EX-8.1 3 a2234301zex-8_1.htm EX-8.1

Exhibit 8.1

 

 

767 Fifth Avenue

New York, NY 10153-0119

+1 212 310 8000 tel

+1 212 310 8007 fax

 

[·], 2018

 

Avista Healthcare Public Acquisition Corp.

65 East 55th Street

18th Floor

New York, NY 10022

 

Ladies and Gentlemen:

 

We have acted as counsel to Avista Healthcare Public Acquisition Corp., a Cayman Islands exempted company (the “AHPAC”), in connection with the preparation and filing with the Securities and Exchange Commission (the “Commission”) of the Registration Statement on Form S-4, File No. 333-221734, filed with the Commission on the date hereof (the “Registration Statement”) under the Securities Act of 1933, as amended (the “Securities Act”), relating to a Transaction Agreement, dated as of August 21, 2017 (as it may be amended from time to time, the “Transaction Agreement”), by and among Envigo International Holdings, Inc., a Delaware corporation (the “Company”), AHPAC, Avista Healthcare Merger Sub, Inc., a Delaware corporation and a direct, wholly-owned subsidiary of AHPAC (“Merger Sub”), Avista Healthcare NewCo, LLC, a Delaware limited liability company and a direct, wholly-owned subsidiary of AHPAC (“NewCo”) and Jermyn Street Associates LLC, solely in its capacity as Shareholder Representative. Any capitalized terms used but not defined herein have the meaning given to such terms in the Registration Statement.

 

In so acting, we have examined originals or copies (certified or otherwise identified to our satisfaction) of: (i) the Registration Statement; (ii) the prospectus contained in the Registration Statement; (iii) the prospectus, File No. 333-213465; dated October 10, 2016, in connection with the issuance of the units, each consisting of one AHPAC Class A ordinary share, $.0001 par value, and one warrant; (iv) representations and covenants set forth in a letter dated as of the date hereof from an officer of AHPAC (the “Officer’s Certificate”); and (v) such other corporate records, agreements, documents and other instruments, and such other certificates or comparable documents of public officials and of officers and representatives of AHPAC as we have deemed relevant and necessary as a basis for the opinion hereinafter set forth.
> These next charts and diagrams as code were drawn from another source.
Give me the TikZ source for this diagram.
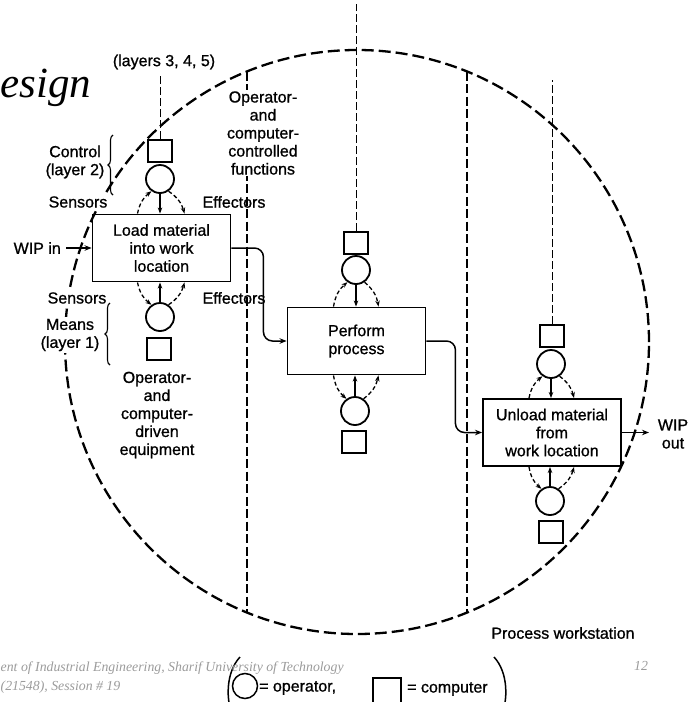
\documentclass[tikz,border=0pt]{standalone}
\usepackage{fontspec}
\setmainfont{Liberation Sans}[FakeBold=0.9]
\newfontfamily\tms{Liberation Serif}
\usetikzlibrary{arrows.meta,calc,decorations.pathreplacing}
\definecolor{footgray}{RGB}{155,155,155}
\begin{document}
\begin{tikzpicture}[x=1pt,y=-1pt,
  every node/.style={font=\fontsize{16}{18}\selectfont, inner sep=0pt},
  box/.style={draw, line width=1.9pt, minimum width=138pt, minimum height=67pt, align=center},
  opc/.style={draw, circle, line width=1.8pt, minimum size=28pt},
  cmp/.style={draw, line width=1.8pt, minimum width=24pt, minimum height=22pt},
  lbl/.style={align=center},
  lblw/.style={align=center, fill=white, inner sep=1.5pt},
  flow/.style={line width=1.5pt, -{Stealth[length=7pt,width=5.5pt]}, rounded corners=9pt},
  sig/.style={line width=1.3pt, -{Stealth[length=6pt,width=4.5pt]}},
  dsig/.style={sig, dash pattern=on 4pt off 2.5pt},
  bigdash/.style={line width=2.3pt, dash pattern=on 12pt off 5pt},
  vdash/.style={line width=2.5pt, dash pattern=on 9pt off 3.5pt},
  tdash/.style={line width=0.9pt, dash pattern=on 8pt off 3pt},
  brc/.style={decorate, decoration={brace, amplitude=5pt}, line width=1.1pt},
  foot/.style={font=\tms\itshape\fontsize{13.8}{16}\selectfont, text=footgray}
]
\useasboundingbox (0,0) rectangle (691,702);

% workstation boundary and separators
\draw[bigdash] (357,342) circle[radius=292pt];
\coordinate (v1t) at (247,71.5);  \coordinate (v1b) at (247,612.5);
\coordinate (v2t) at (467,71.5);  \coordinate (v2b) at (467,612.5);
\draw[vdash] (v1t) -- (v1b);
\draw[vdash] (v2t) -- (v2b);

% boxes
\node[box] (b1) at (161.5,248) {Load material\\into work\\location};
\node[box] (b2) at (356.5,341) {Perform\\process};
\node[box] (b3) at (552,432.5) {Unload material\\from\\work location};

% operators and computers
\node[opc] (c1t) at (160,179) {};
\node[cmp] (s1t) at (160,151) {};
\node[opc] (c1b) at (160,317) {};
\node[cmp] (s1b) at (159,349) {};
\node[opc] (c2t) at (356,270) {};
\node[cmp] (s2t) at (356,243) {};
\node[opc] (c2b) at (355,411) {};
\node[cmp] (s2b) at (354,442) {};
\node[opc] (c3t) at (551,364) {};
\node[cmp] (s3t) at (552,336) {};
\node[opc] (c3b) at (550,501) {};
\node[cmp] (s3b) at (551,532) {};

% control lines from higher layers
\draw[tdash] (s1t.north) -- ++(0,-63);
\draw[tdash] (s2t.north) -- ++(0,-227);
\draw[tdash] (s3t.north) -- ++(0,-244);

% sensor / effector signals
\draw[sig] (c1t.south) -- (c1t.south |- b1.north);
\draw[dsig] ($(b1.north)+(-24,0)$) to[bend left=20] (c1t.235);
\draw[dsig] (c1t.-55) to[bend left=20] ($(b1.north)+(23,0)$);
\draw[sig] (c1b.north) -- (c1b.north |- b1.south);
\draw[dsig] ($(b1.south)+(-24,0)$) to[bend right=20] (c1b.125);
\draw[dsig] (c1b.55) to[bend right=20] ($(b1.south)+(23,0)$);

\draw[sig] (c2t.south) -- (c2t.south |- b2.north);
\draw[dsig] ($(b2.north)+(-23,0)$) to[bend left=20] (c2t.235);
\draw[dsig] (c2t.-55) to[bend left=20] ($(b2.north)+(22,0)$);
\draw[sig] (c2b.north) -- (c2b.north |- b2.south);
\draw[dsig] ($(b2.south)+(-23,0)$) to[bend right=20] (c2b.125);
\draw[dsig] (c2b.55) to[bend right=20] ($(b2.south)+(22,0)$);

\draw[sig] (c3t.south) -- (c3t.south |- b3.north);
\draw[dsig] ($(b3.north)+(-23,0)$) to[bend left=20] (c3t.235);
\draw[dsig] (c3t.-55) to[bend left=20] ($(b3.north)+(22,0)$);
\draw[sig] (c3b.north) -- (c3b.north |- b3.south);
\draw[dsig] ($(b3.south)+(-23,0)$) to[bend right=20] (c3b.125);
\draw[dsig] (c3b.55) to[bend right=20] ($(b3.south)+(22,0)$);

% material flow
\coordinate (wipin) at (66,248);
\coordinate (wipout) at (649,432.5);
\draw[flow] (wipin) -- (b1.west);
\draw[flow] (b1.east) -- ++(32,0) |- (b2.west);
\draw[flow] (b2.east) -- ++(29,0) |- (b3.west);
\draw[flow] (b3.east) -- (wipout);
\node[anchor=east] (lwin) at (61,248) {WIP in};
\node[lbl] (lwout) at (673,434) {WIP\\out};

% labels
\node (l345) at (164,62) {(layers 3, 4, 5)};
\node[lbl] (lctl) at (75,162) {Control\\(layer 2)};
\draw[brc] (113,195) -- (113,135);
\node[lblw] (lsen1) at (78,202) {Sensors};
\node (leff1) at (234,202) {Effectors};
\node[lblw] (locf) at (263,133) {Operator-\\and\\computer-\\controlled\\functions};
\node[lblw] (lsen2) at (77,298) {Sensors};
\node (leff2) at (234,298) {Effectors};
\node[lblw] (lmeans) at (70,335) {Means\\(layer 1)};
\draw[brc] (110,365) -- (110,303);
\node[lbl] (locd) at (157,415) {Operator-\\and\\computer-\\driven\\equipment};
\node (lpw) at (563,633) {Process workstation};

% legend
\draw[line width=1.5pt] (240,657) .. controls (226,672) and (225,700) .. (234,720);
\draw[line width=1.5pt] (494,657) .. controls (508,672) and (509,700) .. (500,720);
\node[opc, minimum size=25pt, line width=1.5pt] (lgc) at (245,686) {};
\node[anchor=west] (lgo) at (259,688) {= operator,};
\node[cmp, minimum width=28pt, minimum height=28pt, line width=1.5pt] (lgs) at (387,692) {};
\node[anchor=west] (lgp) at (407,689) {= computer};

% slide residue
\node[font=\tms\itshape\fontsize{43}{43}\selectfont, anchor=base west] (ttl) at (0.5,97) {esign};
\node[foot, anchor=base west] (f1) at (0.5,671) {ent of Industrial Engineering, Sharif University of Technology};
\node[foot, anchor=base west] (f2) at (0.5,690) {(21548), Session \# 19};
\node[foot, anchor=base] (pg) at (641,670) {12};
\end{tikzpicture}
\end{document}
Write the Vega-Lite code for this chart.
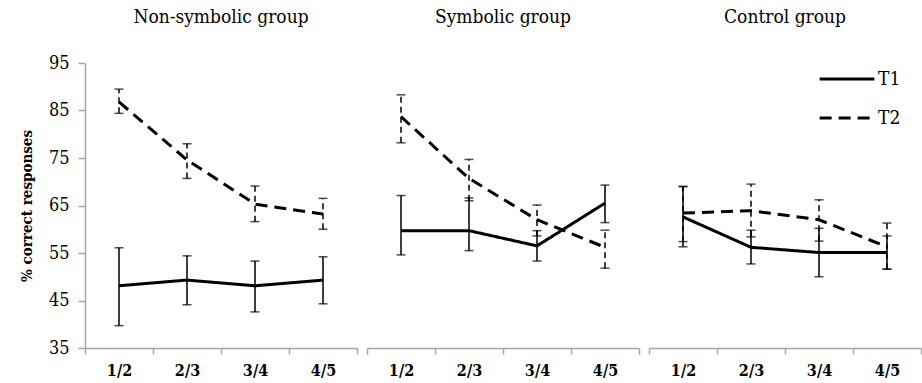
{
  "$schema": "https://vega.github.io/schema/vega-lite/v6.json",
  "background": "white",
  "padding": {"left": 19, "top": 8, "right": 0, "bottom": 0},
  "data": {"values": [
    {"group": "Non-symbolic group", "pair": "1/2", "time": "T1", "mean": 48.1, "lo": 39.7, "hi": 56.1},
    {"group": "Non-symbolic group", "pair": "2/3", "time": "T1", "mean": 49.3, "lo": 44.1, "hi": 54.4},
    {"group": "Non-symbolic group", "pair": "3/4", "time": "T1", "mean": 48.1, "lo": 42.6, "hi": 53.3},
    {"group": "Non-symbolic group", "pair": "4/5", "time": "T1", "mean": 49.3, "lo": 44.3, "hi": 54.2},
    {"group": "Non-symbolic group", "pair": "1/2", "time": "T2", "mean": 86.8, "lo": 84.4, "hi": 89.5},
    {"group": "Non-symbolic group", "pair": "2/3", "time": "T2", "mean": 74.6, "lo": 70.7, "hi": 78.0},
    {"group": "Non-symbolic group", "pair": "3/4", "time": "T2", "mean": 65.3, "lo": 61.6, "hi": 69.1},
    {"group": "Non-symbolic group", "pair": "4/5", "time": "T2", "mean": 63.2, "lo": 60.0, "hi": 66.5},
    {"group": "Symbolic group", "pair": "1/2", "time": "T1", "mean": 59.7, "lo": 54.6, "hi": 67.1},
    {"group": "Symbolic group", "pair": "2/3", "time": "T1", "mean": 59.7, "lo": 55.5, "hi": 66.6},
    {"group": "Symbolic group", "pair": "3/4", "time": "T1", "mean": 56.5, "lo": 53.3, "hi": 59.7},
    {"group": "Symbolic group", "pair": "4/5", "time": "T1", "mean": 65.5, "lo": 61.4, "hi": 69.3},
    {"group": "Symbolic group", "pair": "1/2", "time": "T2", "mean": 83.7, "lo": 78.2, "hi": 88.3},
    {"group": "Symbolic group", "pair": "2/3", "time": "T2", "mean": 70.7, "lo": 66.0, "hi": 74.7},
    {"group": "Symbolic group", "pair": "3/4", "time": "T2", "mean": 62.0, "lo": 58.6, "hi": 65.1},
    {"group": "Symbolic group", "pair": "4/5", "time": "T2", "mean": 56.2, "lo": 51.8, "hi": 59.8},
    {"group": "Control group", "pair": "1/2", "time": "T1", "mean": 62.6, "lo": 56.3, "hi": 69.0},
    {"group": "Control group", "pair": "2/3", "time": "T1", "mean": 56.2, "lo": 52.7, "hi": 59.8},
    {"group": "Control group", "pair": "3/4", "time": "T1", "mean": 55.1, "lo": 50.0, "hi": 60.2},
    {"group": "Control group", "pair": "4/5", "time": "T1", "mean": 55.1, "lo": 51.6, "hi": 58.6},
    {"group": "Control group", "pair": "1/2", "time": "T2", "mean": 63.4, "lo": 57.4, "hi": 69.0},
    {"group": "Control group", "pair": "2/3", "time": "T2", "mean": 63.9, "lo": 58.4, "hi": 69.5},
    {"group": "Control group", "pair": "3/4", "time": "T2", "mean": 62.0, "lo": 57.5, "hi": 66.2},
    {"group": "Control group", "pair": "4/5", "time": "T2", "mean": 56.3, "lo": 51.6, "hi": 61.3}
  ]},
  "facet": {
    "column": {
      "field": "group",
      "type": "nominal",
      "sort": ["Non-symbolic group", "Symbolic group", "Control group"],
      "title": null,
      "header": {"labelFont": "DejaVu Serif Condensed, DejaVu Serif", "labelFontSize": 19, "labelColor": "black", "labelPadding": 36}
    }
  },
  "spacing": 10,
  "spec": {
    "width": 272,
    "height": 285,
    "encoding": {
      "x": {
        "field": "pair", "type": "ordinal", "bandPosition": 0.5,
        "scale": {"type": "band", "paddingInner": 0, "paddingOuter": 0},
        "axis": {"title": null, "labelAngle": 0, "tickBand": "extent", "tickSize": 6, "labelPadding": 8,
                 "labelFont": "DejaVu Serif Condensed, DejaVu Serif", "labelFontSize": 16, "labelFontWeight": "bold", "labelColor": "black",
                 "domainColor": "#a6a6a6", "tickColor": "#a6a6a6", "domainWidth": 1.5, "tickWidth": 1.5}
      }
    },
    "layer": [
      {
        "mark": {"type": "rule", "strokeWidth": 1.5, "color": "black"},
        "encoding": {
          "y": {"field": "lo", "type": "quantitative"},
          "y2": {"field": "hi"},
          "strokeDash": {"condition": {"test": "datum.time === 'T2'", "value": [6, 4]}, "value": [1, 0]}
        }
      },
      {
        "mark": {"type": "tick", "orient": "horizontal", "size": 9, "thickness": 1.5, "color": "black"},
        "encoding": {"y": {"field": "lo", "type": "quantitative"}}
      },
      {
        "mark": {"type": "tick", "orient": "horizontal", "size": 9, "thickness": 1.5, "color": "black"},
        "encoding": {"y": {"field": "hi", "type": "quantitative"}}
      },
      {
        "mark": {"type": "line", "strokeWidth": 3, "color": "black"},
        "encoding": {
          "y": {
            "field": "mean", "type": "quantitative",
            "scale": {"domain": [35, 95], "nice": false, "zero": false},
            "axis": {"title": "% correct responses", "values": [35, 45, 55, 65, 75, 85, 95], "grid": false,
                     "tickSize": 7, "labelPadding": 9, "titlePadding": 14,
                     "labelFont": "DejaVu Serif Condensed, DejaVu Serif", "labelFontSize": 18, "labelColor": "black",
                     "titleFont": "DejaVu Serif Condensed, DejaVu Serif", "titleFontSize": 15, "titleFontWeight": "bold", "titleColor": "black",
                     "domainColor": "#a6a6a6", "tickColor": "#a6a6a6", "domainWidth": 1.5, "tickWidth": 1.5}
          },
          "strokeDash": {
            "field": "time", "type": "nominal",
            "scale": {"domain": ["T1", "T2"], "range": [[1, 0], [12, 7]]},
            "legend": {"title": null, "orient": "none", "legendX": 733, "legendY": -13,
                       "symbolType": "stroke", "symbolSize": 3000, "symbolStrokeWidth": 3, "symbolStrokeColor": "black",
                       "labelFont": "DejaVu Serif Condensed, DejaVu Serif", "labelFontSize": 19, "labelColor": "black", "labelOffset": 2,
                       "rowPadding": 0}
          }
        }
      }
    ]
  },
  "resolve": {"scale": {"y": "shared"}},
  "config": {"view": {"stroke": null}, "axis": {"grid": false}}
}
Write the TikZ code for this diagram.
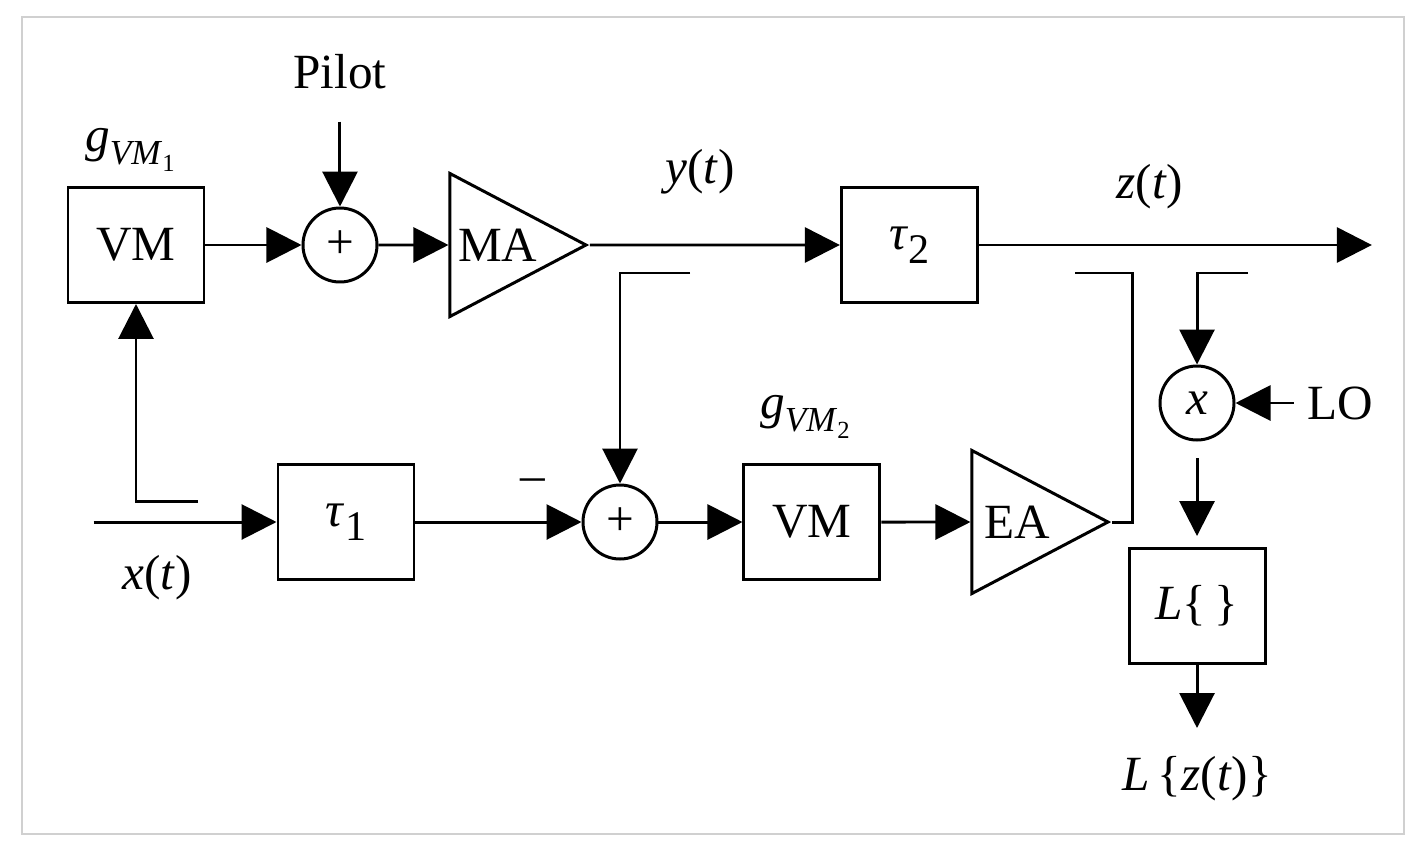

In addition, we have obtained such additional information as we deemed relevant and necessary through consultation with various officers and representatives of AHPAC.

 

Our opinion set forth below assumes, with your consent: (1) the accuracy and completeness of the statements and facts concerning the Business Combination set forth in the Registration Statement, (2) the consummation of the Business Combination in the manner contemplated by, and in accordance with the terms set forth in, the Registration Statement, (3) that the representations and covenants are and will continue to be, including as of the Business Combination and thereafter, true and correct without regard to any qualification as to knowledge or belief, (4) that there will be no change in applicable U.S. federal income tax law from the date hereof through the effective time of the

 



 

Business Combination and (5) that the Business Combination will be reported by ENVG and its affiliates in a manner consistent with our opinion set forth below.

 

Based upon the facts and statements set forth above, our examination and review of the documents referred to above and subject to the assumptions set forth above and qualifications set forth below, we hereby confirm that the discussion contained in the Registration Statement under the caption  “Material Tax Considerations—Material U.S. Federal Income Tax Considerations,” insofar as such discussion constitutes statements of U.S. federal income tax law or legal conclusions, subject to the assumptions, limitations and conditions set forth therein, represents our opinion as to the material U.S. federal income tax consequences of the Business Combination to beneficial owners of AHPAC Class A ordinary shares and AHPAC warrants and the material U.S. federal income tax consequences to them of owning and disposing of ENVG Class A common stock and ENVG warrants received in the domestication.

 

Our opinion is based on current provisions of the Internal Revenue Code of 1986, as amended, the Treasury Regulations promulgated thereunder, published pronouncements of the Internal Revenue Service and case law, in each case as in effect on the date hereof and any of which may be changed at any time with retroactive effect.  Any change in applicable laws or facts and circumstances surrounding the Business Combination, or any inaccuracy in the facts or assumptions on which we have relied, may affect the continuing validity of the opinion set forth herein.  We assume no responsibility to inform you of any such change or inaccuracy that may occur or come to our attention.  No opinion is expressed as to any transactions other than the Business Combination or any matter other than those specifically covered by the foregoing opinion.

 

We hereby consent to the filing of this opinion with the Commission as an exhibit to the Registration Statement.  In giving this consent, we do not thereby admit that we are in the category of persons whose consent is required under Section 7 of the Securities Act, or the rules and regulations of the Commission thereunder.